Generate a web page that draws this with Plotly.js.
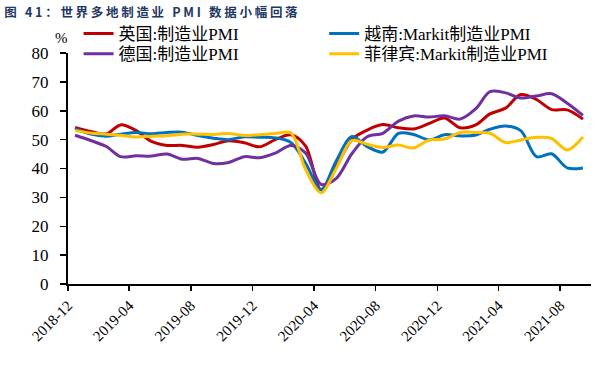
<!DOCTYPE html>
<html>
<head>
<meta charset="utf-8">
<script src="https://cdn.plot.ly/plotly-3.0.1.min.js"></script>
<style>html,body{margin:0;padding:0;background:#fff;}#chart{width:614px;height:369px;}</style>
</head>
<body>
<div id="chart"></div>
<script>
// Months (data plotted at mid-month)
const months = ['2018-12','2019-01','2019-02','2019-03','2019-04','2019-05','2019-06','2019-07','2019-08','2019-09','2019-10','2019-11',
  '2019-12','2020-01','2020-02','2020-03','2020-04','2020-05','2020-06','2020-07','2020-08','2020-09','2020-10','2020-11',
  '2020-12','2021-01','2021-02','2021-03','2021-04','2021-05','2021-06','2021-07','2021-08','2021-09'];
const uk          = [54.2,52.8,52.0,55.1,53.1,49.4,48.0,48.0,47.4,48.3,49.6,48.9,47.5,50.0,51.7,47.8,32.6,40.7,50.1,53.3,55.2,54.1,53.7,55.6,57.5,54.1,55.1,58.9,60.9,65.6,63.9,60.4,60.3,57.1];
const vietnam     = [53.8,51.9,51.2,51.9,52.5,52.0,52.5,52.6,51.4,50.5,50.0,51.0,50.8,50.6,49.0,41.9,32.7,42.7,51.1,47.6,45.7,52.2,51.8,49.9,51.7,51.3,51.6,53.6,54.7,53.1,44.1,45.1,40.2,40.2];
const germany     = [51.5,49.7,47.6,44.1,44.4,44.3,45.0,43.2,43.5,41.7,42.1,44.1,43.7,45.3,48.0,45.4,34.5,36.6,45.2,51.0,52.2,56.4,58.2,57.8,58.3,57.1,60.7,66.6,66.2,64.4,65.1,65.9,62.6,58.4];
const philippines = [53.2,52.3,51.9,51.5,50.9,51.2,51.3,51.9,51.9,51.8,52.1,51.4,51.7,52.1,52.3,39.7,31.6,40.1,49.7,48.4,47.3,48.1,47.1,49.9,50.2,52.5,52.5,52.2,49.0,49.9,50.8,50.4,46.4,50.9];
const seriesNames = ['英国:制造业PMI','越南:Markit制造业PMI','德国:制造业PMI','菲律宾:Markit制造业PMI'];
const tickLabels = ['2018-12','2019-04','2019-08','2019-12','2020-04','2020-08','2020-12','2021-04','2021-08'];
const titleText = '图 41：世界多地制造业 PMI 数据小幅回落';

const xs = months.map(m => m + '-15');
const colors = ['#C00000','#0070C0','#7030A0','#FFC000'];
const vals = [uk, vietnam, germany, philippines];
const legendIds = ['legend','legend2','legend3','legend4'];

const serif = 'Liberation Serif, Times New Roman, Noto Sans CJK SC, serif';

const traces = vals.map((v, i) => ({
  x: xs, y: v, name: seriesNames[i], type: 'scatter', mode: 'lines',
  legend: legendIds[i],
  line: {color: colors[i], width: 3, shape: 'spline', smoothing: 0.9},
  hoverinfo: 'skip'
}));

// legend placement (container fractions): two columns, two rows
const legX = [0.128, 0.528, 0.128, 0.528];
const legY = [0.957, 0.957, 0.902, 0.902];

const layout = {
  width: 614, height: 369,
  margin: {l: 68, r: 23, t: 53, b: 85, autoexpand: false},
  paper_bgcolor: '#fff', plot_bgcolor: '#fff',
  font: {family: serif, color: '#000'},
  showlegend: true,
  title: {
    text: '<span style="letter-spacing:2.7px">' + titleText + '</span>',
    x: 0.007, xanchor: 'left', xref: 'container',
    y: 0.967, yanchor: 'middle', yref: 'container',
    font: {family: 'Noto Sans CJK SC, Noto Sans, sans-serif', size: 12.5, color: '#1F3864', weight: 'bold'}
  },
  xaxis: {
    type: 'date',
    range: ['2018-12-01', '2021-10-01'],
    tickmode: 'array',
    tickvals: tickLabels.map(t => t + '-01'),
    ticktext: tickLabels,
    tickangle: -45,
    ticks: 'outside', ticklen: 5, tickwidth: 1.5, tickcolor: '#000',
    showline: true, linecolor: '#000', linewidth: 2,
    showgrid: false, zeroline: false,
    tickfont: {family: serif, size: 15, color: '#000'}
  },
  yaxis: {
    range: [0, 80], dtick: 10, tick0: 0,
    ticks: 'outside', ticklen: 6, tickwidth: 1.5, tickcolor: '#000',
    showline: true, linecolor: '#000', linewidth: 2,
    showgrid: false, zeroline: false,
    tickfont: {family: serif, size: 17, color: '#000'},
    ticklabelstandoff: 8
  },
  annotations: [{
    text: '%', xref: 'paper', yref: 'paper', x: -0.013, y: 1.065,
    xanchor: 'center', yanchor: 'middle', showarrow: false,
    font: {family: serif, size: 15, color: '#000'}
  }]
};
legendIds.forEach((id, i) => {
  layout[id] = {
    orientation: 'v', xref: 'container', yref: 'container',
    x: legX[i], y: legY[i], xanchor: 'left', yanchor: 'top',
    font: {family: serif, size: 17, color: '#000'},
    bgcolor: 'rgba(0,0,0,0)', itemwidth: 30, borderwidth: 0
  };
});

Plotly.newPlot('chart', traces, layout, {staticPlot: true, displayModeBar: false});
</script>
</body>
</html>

****************************************

DO THIS
Transcribe all the lines above exactly, apart from the pictures.

WRITTEN ANSWER
Generate a web page that draws this with Plotly.js.
<!DOCTYPE html>
<html>
<head>
<meta charset="utf-8">
<script src="https://cdn.plot.ly/plotly-3.0.1.min.js"></script>
<style>html,body{margin:0;padding:0;background:#fff;}#chart{width:614px;height:369px;}</style>
</head>
<body>
<div id="chart"></div>
<script>
// Months (data plotted at mid-month)
const months = ['2018-12','2019-01','2019-02','2019-03','2019-04','2019-05','2019-06','2019-07','2019-08','2019-09','2019-10','2019-11',
  '2019-12','2020-01','2020-02','2020-03','2020-04','2020-05','2020-06','2020-07','2020-08','2020-09','2020-10','2020-11',
  '2020-12','2021-01','2021-02','2021-03','2021-04','2021-05','2021-06','2021-07','2021-08','2021-09'];
const uk          = [54.2,52.8,52.0,55.1,53.1,49.4,48.0,48.0,47.4,48.3,49.6,48.9,47.5,50.0,51.7,47.8,32.6,40.7,50.1,53.3,55.2,54.1,53.7,55.6,57.5,54.1,55.1,58.9,60.9,65.6,63.9,60.4,60.3,57.1];
const vietnam     = [53.8,51.9,51.2,51.9,52.5,52.0,52.5,52.6,51.4,50.5,50.0,51.0,50.8,50.6,49.0,41.9,32.7,42.7,51.1,47.6,45.7,52.2,51.8,49.9,51.7,51.3,51.6,53.6,54.7,53.1,44.1,45.1,40.2,40.2];
const germany     = [51.5,49.7,47.6,44.1,44.4,44.3,45.0,43.2,43.5,41.7,42.1,44.1,43.7,45.3,48.0,45.4,34.5,36.6,45.2,51.0,52.2,56.4,58.2,57.8,58.3,57.1,60.7,66.6,66.2,64.4,65.1,65.9,62.6,58.4];
const philippines = [53.2,52.3,51.9,51.5,50.9,51.2,51.3,51.9,51.9,51.8,52.1,51.4,51.7,52.1,52.3,39.7,31.6,40.1,49.7,48.4,47.3,48.1,47.1,49.9,50.2,52.5,52.5,52.2,49.0,49.9,50.8,50.4,46.4,50.9];
const seriesNames = ['英国:制造业PMI','越南:Markit制造业PMI','德国:制造业PMI','菲律宾:Markit制造业PMI'];
const tickLabels = ['2018-12','2019-04','2019-08','2019-12','2020-04','2020-08','2020-12','2021-04','2021-08'];
const titleText = '图 41：世界多地制造业 PMI 数据小幅回落';

const xs = months.map(m => m + '-15');
const colors = ['#C00000','#0070C0','#7030A0','#FFC000'];
const vals = [uk, vietnam, germany, philippines];
const legendIds = ['legend','legend2','legend3','legend4'];

const serif = 'Liberation Serif, Times New Roman, Noto Sans CJK SC, serif';

const traces = vals.map((v, i) => ({
  x: xs, y: v, name: seriesNames[i], type: 'scatter', mode: 'lines',
  legend: legendIds[i],
  line: {color: colors[i], width: 3, shape: 'spline', smoothing: 0.9},
  hoverinfo: 'skip'
}));

// legend placement (container fractions): two columns, two rows
const legX = [0.128, 0.528, 0.128, 0.528];
const legY = [0.957, 0.957, 0.902, 0.902];

const layout = {
  width: 614, height: 369,
  margin: {l: 68, r: 23, t: 53, b: 85, autoexpand: false},
  paper_bgcolor: '#fff', plot_bgcolor: '#fff',
  font: {family: serif, color: '#000'},
  showlegend: true,
  title: {
    text: '<span style="letter-spacing:2.7px">' + titleText + '</span>',
    x: 0.007, xanchor: 'left', xref: 'container',
    y: 0.967, yanchor: 'middle', yref: 'container',
    font: {family: 'Noto Sans CJK SC, Noto Sans, sans-serif', size: 12.5, color: '#1F3864', weight: 'bold'}
  },
  xaxis: {
    type: 'date',
    range: ['2018-12-01', '2021-10-01'],
    tickmode: 'array',
    tickvals: tickLabels.map(t => t + '-01'),
    ticktext: tickLabels,
    tickangle: -45,
    ticks: 'outside', ticklen: 5, tickwidth: 1.5, tickcolor: '#000',
    showline: true, linecolor: '#000', linewidth: 2,
    showgrid: false, zeroline: false,
    tickfont: {family: serif, size: 15, color: '#000'}
  },
  yaxis: {
    range: [0, 80], dtick: 10, tick0: 0,
    ticks: 'outside', ticklen: 6, tickwidth: 1.5, tickcolor: '#000',
    showline: true, linecolor: '#000', linewidth: 2,
    showgrid: false, zeroline: false,
    tickfont: {family: serif, size: 17, color: '#000'},
    ticklabelstandoff: 8
  },
  annotations: [{
    text: '%', xref: 'paper', yref: 'paper', x: -0.013, y: 1.065,
    xanchor: 'center', yanchor: 'middle', showarrow: false,
    font: {family: serif, size: 15, color: '#000'}
  }]
};
legendIds.forEach((id, i) => {
  layout[id] = {
    orientation: 'v', xref: 'container', yref: 'container',
    x: legX[i], y: legY[i], xanchor: 'left', yanchor: 'top',
    font: {family: serif, size: 17, color: '#000'},
    bgcolor: 'rgba(0,0,0,0)', itemwidth: 30, borderwidth: 0
  };
});

Plotly.newPlot('chart', traces, layout, {staticPlot: true, displayModeBar: false});
</script>
</body>
</html>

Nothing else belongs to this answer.